Ostiguy had my replacement all teed up. I was hardly gone before he brought in Jack O’Malley. He was the head of something called the Criminal Information Section, which kept the State Police records. He’d spent some time in investigative services as a detective at Logan Airport. For him, though, it was a lucky bounce careerwise, to step into the leadership of a well-oiled investigative unit that was targeting Whitey Bulger. Still, I thought well enough of Jack to tell the guys in the section to get behind him. After all, he was in charge, and it wouldn’t do the investigation any good to undermine him.
But the word was getting out that I had been sent to Leominster because I couldn’t get along with the FBI, and O’Malley had to be brought in to replace me. I was the problem all along.

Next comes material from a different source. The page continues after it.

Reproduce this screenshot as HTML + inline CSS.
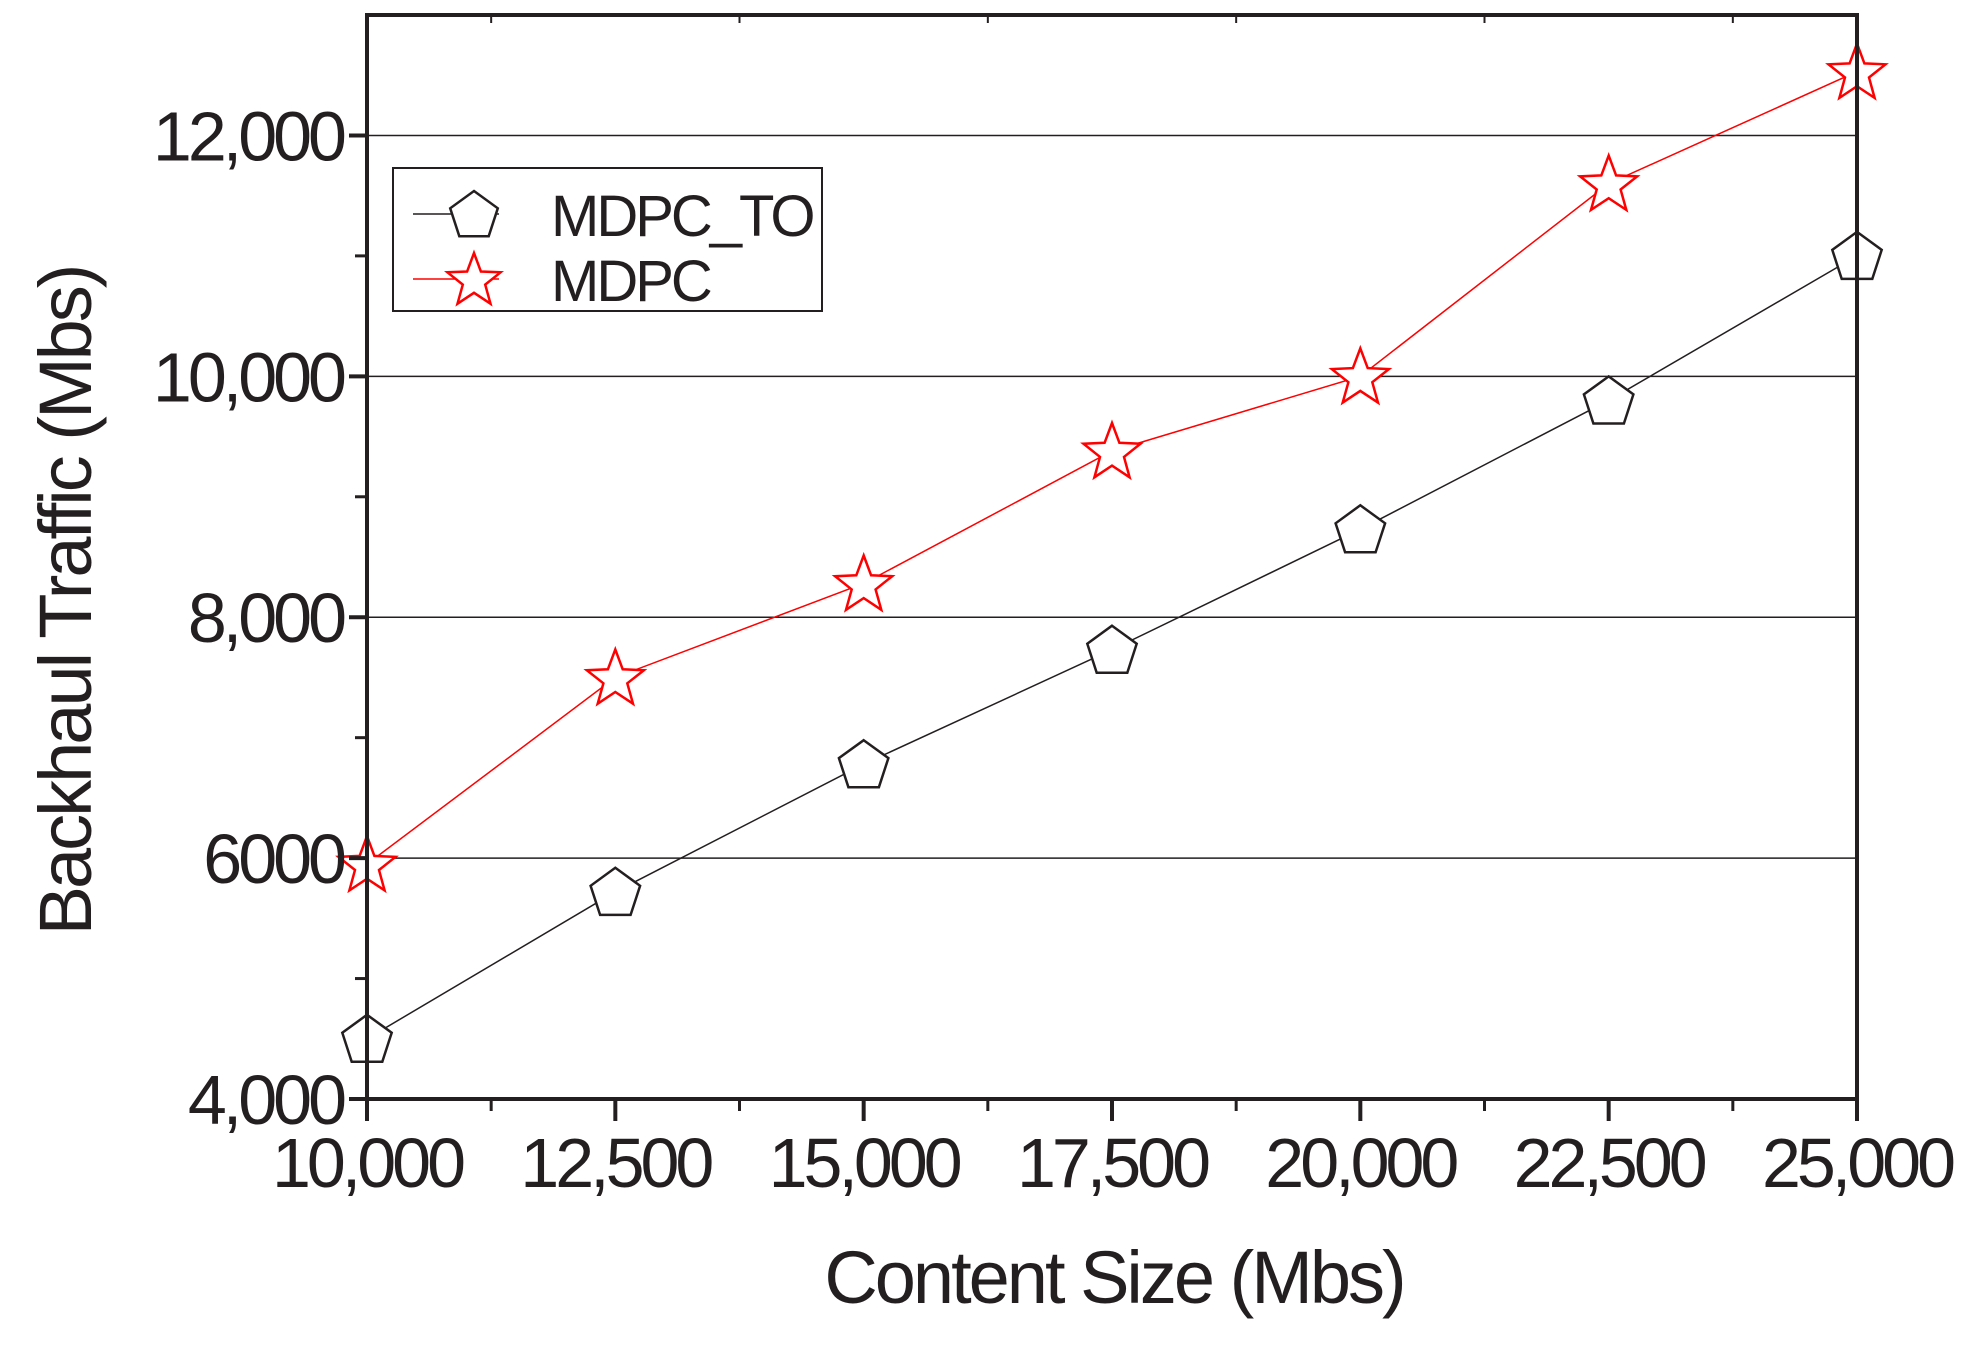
<!DOCTYPE html>
<html><head><meta charset="utf-8"><style>
html,body{margin:0;padding:0;background:#fff;}
svg text{font-family:"Liberation Sans",Arial,sans-serif;fill:#231f20;}
</style></head><body>
<svg id="chart" width="1965" height="1340" viewBox="0 0 1965 1340" xmlns="http://www.w3.org/2000/svg">
<g id="grid"></g>
<g id="series"></g>
<g id="axes"></g>
<text x="1114" y="1303" font-size="74" text-anchor="middle" letter-spacing="-3">Content Size (Mbs)</text>
<text x="0" y="0" font-size="74" text-anchor="middle" letter-spacing="-3" transform="translate(91,601) rotate(-90)">Backhaul Traffic (Mbs)</text>
<g id="legend">
<rect x="393" y="168" width="429" height="143" fill="#fff" stroke="#231f20" stroke-width="2"/>
<g>
<line x1="413" y1="214" x2="499" y2="214" stroke="#231f20" stroke-width="1.5"/>
<g id="lg1"></g>
<text x="551" y="236" font-size="58" letter-spacing="-3">MDPC_TO</text>
</g>
<g>
<line x1="413" y1="279" x2="499" y2="279" stroke="#ff0000" stroke-width="1.5"/>
<g id="lg2"></g>
<text x="551" y="301" font-size="58" letter-spacing="-3">MDPC</text>
</g>
</g>
</svg>
<script>
const categories = [10000, 12500, 15000, 17500, 20000, 22500, 25000];
const mdpcTO = [4500, 5720, 6780, 7730, 8730, 9800, 11000];
const mdpc = [5950, 7500, 8280, 9380, 10000, 11600, 12530];
const xTicks = ["10,000","12,500","15,000","17,500","20,000","22,500","25,000"];
const yTickVals = [4000, 6000, 8000, 10000, 12000];
const yTicks = ["4,000","6000","8,000","10,000","12,000"];

const NS = "http://www.w3.org/2000/svg";
const L = 367, R = 1857, T = 15, B = 1099;
const x = v => L + (v - 10000) / 15000 * (R - L);
const y = v => B - (v - 4000) / 9000 * (B - T);
function mk(tag, attrs, parent) { const e = document.createElementNS(NS, tag); for (const k in attrs) e.setAttribute(k, attrs[k]); parent.appendChild(e); return e; }
const grid = document.getElementById('grid'), axes = document.getElementById('axes'), series = document.getElementById('series');

yTickVals.forEach((v, i) => {
  if (v > 4000) {
    const g = mk('line', {x1: L, x2: R, y1: y(v), y2: y(v), stroke: '#231f20', 'stroke-width': 1.5}, grid);
    
    
  }
  const t = mk('text', {x: 343, y: y(v) + 25, 'font-size': 70, 'text-anchor': 'end', 'letter-spacing': -4}, axes);
  t.textContent = yTicks[i];
  
  
  mk('line', {x1: L - 18, x2: L, y1: y(v), y2: y(v), stroke: '#231f20', 'stroke-width': 4}, axes);
});
for (let v = 5000; v < 13000; v += 2000) {
  mk('line', {x1: L - 12, x2: L, y1: y(v), y2: y(v), stroke: '#231f20', 'stroke-width': 3}, axes);
}
categories.forEach((c, i) => {
  mk('line', {x1: x(c), x2: x(c), y1: B, y2: B + 22, stroke: '#231f20', 'stroke-width': 4}, axes);
  const t = mk('text', {x: x(c), y: B + 88, 'font-size': 70, 'text-anchor': 'middle', 'letter-spacing': -4}, axes);
  t.textContent = xTicks[i];
  
  
  if (i < categories.length - 1) {
    mk('line', {x1: x(c + 1250), x2: x(c + 1250), y1: B, y2: B + 12, stroke: '#231f20', 'stroke-width': 3}, axes);
    mk('line', {x1: x(c + 1250), x2: x(c + 1250), y1: T, y2: T + 8, stroke: '#231f20', 'stroke-width': 2}, axes);
  }
});
const frame = mk('rect', {x: L, y: T, width: R - L, height: B - T, fill: 'none', stroke: '#231f20', 'stroke-width': 4}, axes);



function pent(cx, cy, r, parent, name) {
  let p = [];
  for (let k = 0; k < 5; k++) { const a = -Math.PI / 2 + k * 2 * Math.PI / 5; p.push((cx + r * Math.cos(a)).toFixed(1) + ',' + (cy + r * Math.sin(a)).toFixed(1)); }
  const e = mk('polygon', {points: p.join(' '), fill: '#fff', stroke: '#231f20', 'stroke-width': 2.5}, parent);
  
  
}
function star(cx, cy, r, parent, name) {
  let p = [];
  for (let k = 0; k < 10; k++) { const rr = k % 2 ? r * 0.42 : r; const a = -Math.PI / 2 + k * Math.PI / 5; p.push((cx + rr * Math.cos(a)).toFixed(1) + ',' + (cy + rr * Math.sin(a)).toFixed(1)); }
  const e = mk('polygon', {points: p.join(' '), fill: '#fff', stroke: '#ff0000', 'stroke-width': 2.5}, parent);
  
  
}
const l1 = mk('polyline', {points: categories.map((c, i) => x(c) + ',' + y(mdpcTO[i])).join(' '), fill: 'none', stroke: '#231f20', 'stroke-width': 1.5}, series);


const l2 = mk('polyline', {points: categories.map((c, i) => x(c) + ',' + y(mdpc[i])).join(' '), fill: 'none', stroke: '#ff0000', 'stroke-width': 1.5}, series);


categories.forEach((c, i) => pent(x(c), y(mdpcTO[i]) + 2, 26, series, 'point-mdpc-to'));
categories.forEach((c, i) => star(x(c), y(mdpc[i]) + 2, 30, series, 'point-mdpc'));
pent(474, 216, 25, document.getElementById('lg1'), 'legend-marker-mdpc-to');
star(474, 281, 28, document.getElementById('lg2'), 'legend-marker-mdpc');
</script>
</body></html>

Even if I wanted to get off the case, I couldn’t. It had gotten so vast and involved, with so many subpoenas and search warrants and witnesses, to say nothing of the long history of the investigation and all the players. I’d have to stay in, whether anybody liked it or not. Nobody else knew it the way I did. O’Malley didn’t seem to like having me around, so he shifted over to other areas of SSS and left Bulger to me to work on as best I could with the people I had. It wasn’t much, but it was something. We’d been through hell together, but we hadn’t gotten to the other side.